**RECORDED INFORMATION**.
★ ★ ★ ★ ★
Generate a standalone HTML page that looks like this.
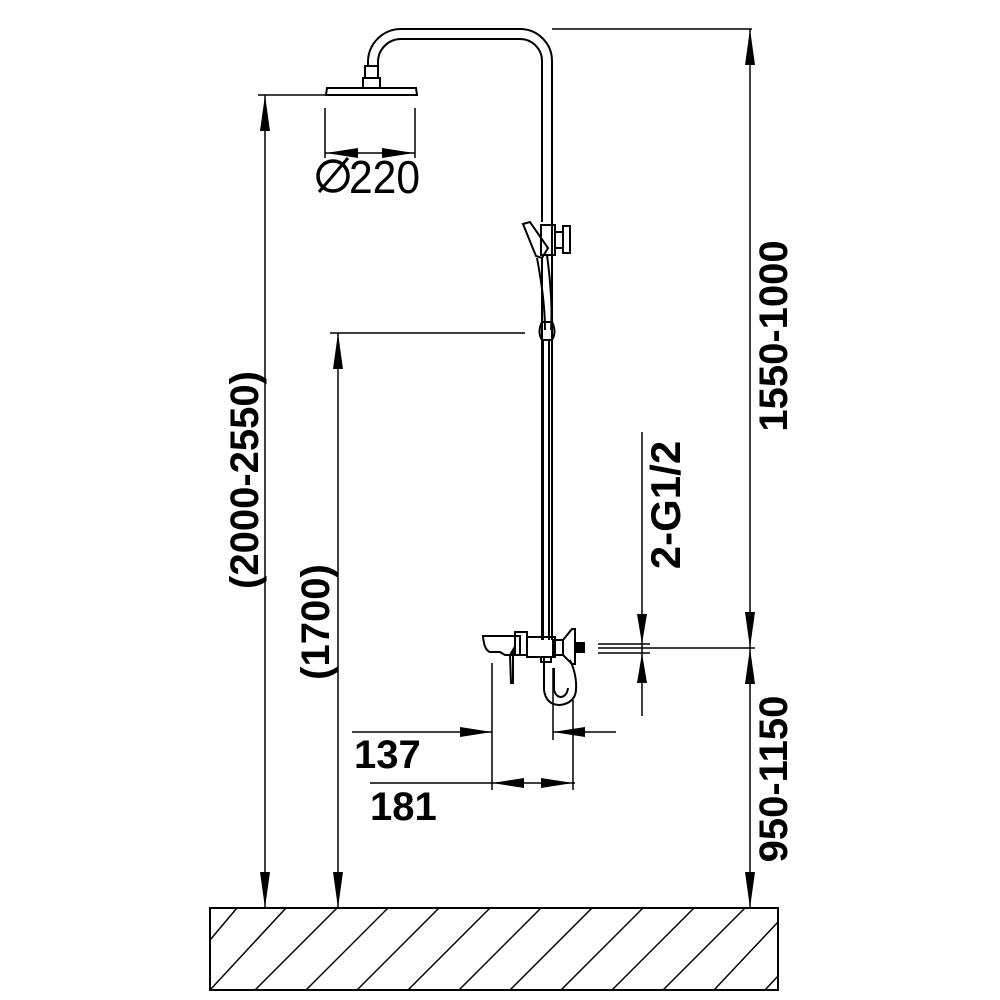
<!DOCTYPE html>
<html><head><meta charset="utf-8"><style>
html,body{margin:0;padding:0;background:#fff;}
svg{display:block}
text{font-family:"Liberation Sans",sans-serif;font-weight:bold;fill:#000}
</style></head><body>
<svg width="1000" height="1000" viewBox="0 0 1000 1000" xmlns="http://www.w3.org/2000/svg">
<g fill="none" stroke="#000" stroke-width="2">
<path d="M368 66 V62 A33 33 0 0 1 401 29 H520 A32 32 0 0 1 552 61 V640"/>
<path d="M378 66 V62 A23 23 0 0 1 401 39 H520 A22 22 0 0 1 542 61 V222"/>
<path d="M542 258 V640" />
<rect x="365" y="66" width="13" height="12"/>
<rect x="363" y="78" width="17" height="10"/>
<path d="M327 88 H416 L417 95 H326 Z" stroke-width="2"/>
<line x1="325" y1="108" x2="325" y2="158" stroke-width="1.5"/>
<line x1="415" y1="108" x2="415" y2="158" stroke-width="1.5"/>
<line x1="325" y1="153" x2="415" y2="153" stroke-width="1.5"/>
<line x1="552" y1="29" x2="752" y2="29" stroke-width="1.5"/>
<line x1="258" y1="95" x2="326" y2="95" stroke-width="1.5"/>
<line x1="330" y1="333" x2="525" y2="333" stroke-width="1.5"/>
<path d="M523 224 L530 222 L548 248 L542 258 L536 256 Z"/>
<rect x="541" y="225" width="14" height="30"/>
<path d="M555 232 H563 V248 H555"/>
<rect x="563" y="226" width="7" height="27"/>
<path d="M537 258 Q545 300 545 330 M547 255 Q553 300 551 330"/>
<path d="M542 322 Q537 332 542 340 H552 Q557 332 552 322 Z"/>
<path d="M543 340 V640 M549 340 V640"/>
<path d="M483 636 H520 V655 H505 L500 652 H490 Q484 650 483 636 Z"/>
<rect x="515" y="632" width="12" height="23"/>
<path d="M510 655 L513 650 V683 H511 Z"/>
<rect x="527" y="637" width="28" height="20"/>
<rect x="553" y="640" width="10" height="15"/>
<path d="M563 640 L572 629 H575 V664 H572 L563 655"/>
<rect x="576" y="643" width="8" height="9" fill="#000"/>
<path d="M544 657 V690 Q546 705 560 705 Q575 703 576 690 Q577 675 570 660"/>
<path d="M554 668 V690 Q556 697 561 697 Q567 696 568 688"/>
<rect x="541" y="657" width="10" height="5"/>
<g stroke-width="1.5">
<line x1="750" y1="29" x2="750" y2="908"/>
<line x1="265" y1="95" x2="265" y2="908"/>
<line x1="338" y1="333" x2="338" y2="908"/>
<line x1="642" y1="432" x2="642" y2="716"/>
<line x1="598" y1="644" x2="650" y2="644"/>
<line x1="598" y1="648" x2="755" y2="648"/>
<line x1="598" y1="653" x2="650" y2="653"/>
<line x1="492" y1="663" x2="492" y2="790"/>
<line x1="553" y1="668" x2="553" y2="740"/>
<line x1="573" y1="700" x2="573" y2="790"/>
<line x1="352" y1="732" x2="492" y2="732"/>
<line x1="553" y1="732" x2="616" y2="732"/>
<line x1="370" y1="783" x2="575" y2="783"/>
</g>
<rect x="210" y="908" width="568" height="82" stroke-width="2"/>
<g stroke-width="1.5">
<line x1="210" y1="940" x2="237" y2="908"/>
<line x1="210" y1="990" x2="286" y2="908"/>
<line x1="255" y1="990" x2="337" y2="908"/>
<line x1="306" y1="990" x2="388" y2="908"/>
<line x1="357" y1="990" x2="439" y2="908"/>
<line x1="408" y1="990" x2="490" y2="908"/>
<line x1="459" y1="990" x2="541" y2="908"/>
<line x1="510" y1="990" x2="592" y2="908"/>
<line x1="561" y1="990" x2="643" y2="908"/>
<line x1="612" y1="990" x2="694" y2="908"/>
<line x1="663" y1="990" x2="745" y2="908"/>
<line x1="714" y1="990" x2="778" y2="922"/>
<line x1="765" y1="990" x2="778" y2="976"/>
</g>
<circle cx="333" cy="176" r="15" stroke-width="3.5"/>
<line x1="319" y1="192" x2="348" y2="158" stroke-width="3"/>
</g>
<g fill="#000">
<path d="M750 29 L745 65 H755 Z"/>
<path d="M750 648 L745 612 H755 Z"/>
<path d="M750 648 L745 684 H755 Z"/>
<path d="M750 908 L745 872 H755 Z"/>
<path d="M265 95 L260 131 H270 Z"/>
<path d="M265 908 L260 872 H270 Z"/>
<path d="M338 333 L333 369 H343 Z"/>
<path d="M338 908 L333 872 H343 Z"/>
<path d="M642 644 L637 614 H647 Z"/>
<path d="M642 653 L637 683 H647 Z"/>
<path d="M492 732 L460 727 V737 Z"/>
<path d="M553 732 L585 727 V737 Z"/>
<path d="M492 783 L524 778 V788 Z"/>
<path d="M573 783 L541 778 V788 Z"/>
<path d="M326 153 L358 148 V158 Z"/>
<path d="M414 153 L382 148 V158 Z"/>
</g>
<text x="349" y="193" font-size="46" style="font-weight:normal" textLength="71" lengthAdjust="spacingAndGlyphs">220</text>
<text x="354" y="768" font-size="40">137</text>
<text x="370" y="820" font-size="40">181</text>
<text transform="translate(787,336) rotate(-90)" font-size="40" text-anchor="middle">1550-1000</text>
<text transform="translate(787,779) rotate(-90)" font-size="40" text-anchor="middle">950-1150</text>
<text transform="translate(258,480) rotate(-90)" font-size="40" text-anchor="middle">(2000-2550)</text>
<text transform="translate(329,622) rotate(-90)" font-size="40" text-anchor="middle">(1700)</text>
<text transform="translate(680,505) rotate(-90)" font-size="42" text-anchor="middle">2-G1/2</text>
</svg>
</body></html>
★ ★ ★ ★ ★
**WHAT TO PRODUCE**.
Using the data above, write out every line exactly, leaving the images behind.

**WRITTEN REPLY**.
Generate a standalone HTML page that looks like this.
<!DOCTYPE html>
<html><head><meta charset="utf-8"><style>
html,body{margin:0;padding:0;background:#fff;}
svg{display:block}
text{font-family:"Liberation Sans",sans-serif;font-weight:bold;fill:#000}
</style></head><body>
<svg width="1000" height="1000" viewBox="0 0 1000 1000" xmlns="http://www.w3.org/2000/svg">
<g fill="none" stroke="#000" stroke-width="2">
<path d="M368 66 V62 A33 33 0 0 1 401 29 H520 A32 32 0 0 1 552 61 V640"/>
<path d="M378 66 V62 A23 23 0 0 1 401 39 H520 A22 22 0 0 1 542 61 V222"/>
<path d="M542 258 V640" />
<rect x="365" y="66" width="13" height="12"/>
<rect x="363" y="78" width="17" height="10"/>
<path d="M327 88 H416 L417 95 H326 Z" stroke-width="2"/>
<line x1="325" y1="108" x2="325" y2="158" stroke-width="1.5"/>
<line x1="415" y1="108" x2="415" y2="158" stroke-width="1.5"/>
<line x1="325" y1="153" x2="415" y2="153" stroke-width="1.5"/>
<line x1="552" y1="29" x2="752" y2="29" stroke-width="1.5"/>
<line x1="258" y1="95" x2="326" y2="95" stroke-width="1.5"/>
<line x1="330" y1="333" x2="525" y2="333" stroke-width="1.5"/>
<path d="M523 224 L530 222 L548 248 L542 258 L536 256 Z"/>
<rect x="541" y="225" width="14" height="30"/>
<path d="M555 232 H563 V248 H555"/>
<rect x="563" y="226" width="7" height="27"/>
<path d="M537 258 Q545 300 545 330 M547 255 Q553 300 551 330"/>
<path d="M542 322 Q537 332 542 340 H552 Q557 332 552 322 Z"/>
<path d="M543 340 V640 M549 340 V640"/>
<path d="M483 636 H520 V655 H505 L500 652 H490 Q484 650 483 636 Z"/>
<rect x="515" y="632" width="12" height="23"/>
<path d="M510 655 L513 650 V683 H511 Z"/>
<rect x="527" y="637" width="28" height="20"/>
<rect x="553" y="640" width="10" height="15"/>
<path d="M563 640 L572 629 H575 V664 H572 L563 655"/>
<rect x="576" y="643" width="8" height="9" fill="#000"/>
<path d="M544 657 V690 Q546 705 560 705 Q575 703 576 690 Q577 675 570 660"/>
<path d="M554 668 V690 Q556 697 561 697 Q567 696 568 688"/>
<rect x="541" y="657" width="10" height="5"/>
<g stroke-width="1.5">
<line x1="750" y1="29" x2="750" y2="908"/>
<line x1="265" y1="95" x2="265" y2="908"/>
<line x1="338" y1="333" x2="338" y2="908"/>
<line x1="642" y1="432" x2="642" y2="716"/>
<line x1="598" y1="644" x2="650" y2="644"/>
<line x1="598" y1="648" x2="755" y2="648"/>
<line x1="598" y1="653" x2="650" y2="653"/>
<line x1="492" y1="663" x2="492" y2="790"/>
<line x1="553" y1="668" x2="553" y2="740"/>
<line x1="573" y1="700" x2="573" y2="790"/>
<line x1="352" y1="732" x2="492" y2="732"/>
<line x1="553" y1="732" x2="616" y2="732"/>
<line x1="370" y1="783" x2="575" y2="783"/>
</g>
<rect x="210" y="908" width="568" height="82" stroke-width="2"/>
<g stroke-width="1.5">
<line x1="210" y1="940" x2="237" y2="908"/>
<line x1="210" y1="990" x2="286" y2="908"/>
<line x1="255" y1="990" x2="337" y2="908"/>
<line x1="306" y1="990" x2="388" y2="908"/>
<line x1="357" y1="990" x2="439" y2="908"/>
<line x1="408" y1="990" x2="490" y2="908"/>
<line x1="459" y1="990" x2="541" y2="908"/>
<line x1="510" y1="990" x2="592" y2="908"/>
<line x1="561" y1="990" x2="643" y2="908"/>
<line x1="612" y1="990" x2="694" y2="908"/>
<line x1="663" y1="990" x2="745" y2="908"/>
<line x1="714" y1="990" x2="778" y2="922"/>
<line x1="765" y1="990" x2="778" y2="976"/>
</g>
<circle cx="333" cy="176" r="15" stroke-width="3.5"/>
<line x1="319" y1="192" x2="348" y2="158" stroke-width="3"/>
</g>
<g fill="#000">
<path d="M750 29 L745 65 H755 Z"/>
<path d="M750 648 L745 612 H755 Z"/>
<path d="M750 648 L745 684 H755 Z"/>
<path d="M750 908 L745 872 H755 Z"/>
<path d="M265 95 L260 131 H270 Z"/>
<path d="M265 908 L260 872 H270 Z"/>
<path d="M338 333 L333 369 H343 Z"/>
<path d="M338 908 L333 872 H343 Z"/>
<path d="M642 644 L637 614 H647 Z"/>
<path d="M642 653 L637 683 H647 Z"/>
<path d="M492 732 L460 727 V737 Z"/>
<path d="M553 732 L585 727 V737 Z"/>
<path d="M492 783 L524 778 V788 Z"/>
<path d="M573 783 L541 778 V788 Z"/>
<path d="M326 153 L358 148 V158 Z"/>
<path d="M414 153 L382 148 V158 Z"/>
</g>
<text x="349" y="193" font-size="46" style="font-weight:normal" textLength="71" lengthAdjust="spacingAndGlyphs">220</text>
<text x="354" y="768" font-size="40">137</text>
<text x="370" y="820" font-size="40">181</text>
<text transform="translate(787,336) rotate(-90)" font-size="40" text-anchor="middle">1550-1000</text>
<text transform="translate(787,779) rotate(-90)" font-size="40" text-anchor="middle">950-1150</text>
<text transform="translate(258,480) rotate(-90)" font-size="40" text-anchor="middle">(2000-2550)</text>
<text transform="translate(329,622) rotate(-90)" font-size="40" text-anchor="middle">(1700)</text>
<text transform="translate(680,505) rotate(-90)" font-size="42" text-anchor="middle">2-G1/2</text>
</svg>
</body></html>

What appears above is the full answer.